▸ DO THIS
Extract every entry word for word.

=-=-=-=-=

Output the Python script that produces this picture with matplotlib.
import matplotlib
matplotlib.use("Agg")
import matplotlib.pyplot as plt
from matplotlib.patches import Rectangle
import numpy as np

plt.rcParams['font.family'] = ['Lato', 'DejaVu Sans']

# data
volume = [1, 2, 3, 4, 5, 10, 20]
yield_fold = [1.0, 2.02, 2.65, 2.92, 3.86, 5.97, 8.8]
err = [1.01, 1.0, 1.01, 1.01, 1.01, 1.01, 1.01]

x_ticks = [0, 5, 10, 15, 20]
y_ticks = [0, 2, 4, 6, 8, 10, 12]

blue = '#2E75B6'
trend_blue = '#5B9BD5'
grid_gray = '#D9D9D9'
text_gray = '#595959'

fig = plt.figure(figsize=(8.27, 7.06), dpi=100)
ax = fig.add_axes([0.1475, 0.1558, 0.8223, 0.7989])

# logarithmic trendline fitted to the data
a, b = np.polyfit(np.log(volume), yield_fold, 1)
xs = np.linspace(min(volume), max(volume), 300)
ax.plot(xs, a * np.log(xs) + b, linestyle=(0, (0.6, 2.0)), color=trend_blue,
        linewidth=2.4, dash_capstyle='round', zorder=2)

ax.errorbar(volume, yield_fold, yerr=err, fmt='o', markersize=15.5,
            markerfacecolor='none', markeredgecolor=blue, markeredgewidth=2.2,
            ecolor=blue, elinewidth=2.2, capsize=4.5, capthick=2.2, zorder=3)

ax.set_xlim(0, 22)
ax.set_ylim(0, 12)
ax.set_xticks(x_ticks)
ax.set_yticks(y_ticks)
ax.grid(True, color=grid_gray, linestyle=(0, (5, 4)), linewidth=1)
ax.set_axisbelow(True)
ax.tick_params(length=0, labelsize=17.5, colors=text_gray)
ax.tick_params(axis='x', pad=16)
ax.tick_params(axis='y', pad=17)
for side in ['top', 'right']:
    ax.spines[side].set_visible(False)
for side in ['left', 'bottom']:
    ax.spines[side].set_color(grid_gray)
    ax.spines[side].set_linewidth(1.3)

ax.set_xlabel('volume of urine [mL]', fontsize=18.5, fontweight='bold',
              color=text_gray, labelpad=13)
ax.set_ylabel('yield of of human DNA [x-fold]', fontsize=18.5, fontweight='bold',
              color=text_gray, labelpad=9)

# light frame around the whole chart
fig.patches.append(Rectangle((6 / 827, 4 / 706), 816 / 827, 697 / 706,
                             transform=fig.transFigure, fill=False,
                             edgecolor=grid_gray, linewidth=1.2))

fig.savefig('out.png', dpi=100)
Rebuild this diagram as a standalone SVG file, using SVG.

=-=-=-=-=

▸ FULL RESPONSE
Output the Python script that produces this picture with matplotlib.
import matplotlib
matplotlib.use("Agg")
import matplotlib.pyplot as plt
from matplotlib.patches import Rectangle
import numpy as np

plt.rcParams['font.family'] = ['Lato', 'DejaVu Sans']

# data
volume = [1, 2, 3, 4, 5, 10, 20]
yield_fold = [1.0, 2.02, 2.65, 2.92, 3.86, 5.97, 8.8]
err = [1.01, 1.0, 1.01, 1.01, 1.01, 1.01, 1.01]

x_ticks = [0, 5, 10, 15, 20]
y_ticks = [0, 2, 4, 6, 8, 10, 12]

blue = '#2E75B6'
trend_blue = '#5B9BD5'
grid_gray = '#D9D9D9'
text_gray = '#595959'

fig = plt.figure(figsize=(8.27, 7.06), dpi=100)
ax = fig.add_axes([0.1475, 0.1558, 0.8223, 0.7989])

# logarithmic trendline fitted to the data
a, b = np.polyfit(np.log(volume), yield_fold, 1)
xs = np.linspace(min(volume), max(volume), 300)
ax.plot(xs, a * np.log(xs) + b, linestyle=(0, (0.6, 2.0)), color=trend_blue,
        linewidth=2.4, dash_capstyle='round', zorder=2)

ax.errorbar(volume, yield_fold, yerr=err, fmt='o', markersize=15.5,
            markerfacecolor='none', markeredgecolor=blue, markeredgewidth=2.2,
            ecolor=blue, elinewidth=2.2, capsize=4.5, capthick=2.2, zorder=3)

ax.set_xlim(0, 22)
ax.set_ylim(0, 12)
ax.set_xticks(x_ticks)
ax.set_yticks(y_ticks)
ax.grid(True, color=grid_gray, linestyle=(0, (5, 4)), linewidth=1)
ax.set_axisbelow(True)
ax.tick_params(length=0, labelsize=17.5, colors=text_gray)
ax.tick_params(axis='x', pad=16)
ax.tick_params(axis='y', pad=17)
for side in ['top', 'right']:
    ax.spines[side].set_visible(False)
for side in ['left', 'bottom']:
    ax.spines[side].set_color(grid_gray)
    ax.spines[side].set_linewidth(1.3)

ax.set_xlabel('volume of urine [mL]', fontsize=18.5, fontweight='bold',
              color=text_gray, labelpad=13)
ax.set_ylabel('yield of of human DNA [x-fold]', fontsize=18.5, fontweight='bold',
              color=text_gray, labelpad=9)

# light frame around the whole chart
fig.patches.append(Rectangle((6 / 827, 4 / 706), 816 / 827, 697 / 706,
                             transform=fig.transFigure, fill=False,
                             edgecolor=grid_gray, linewidth=1.2))

fig.savefig('out.png', dpi=100)
Rebuild this diagram as a standalone SVG file, using SVG.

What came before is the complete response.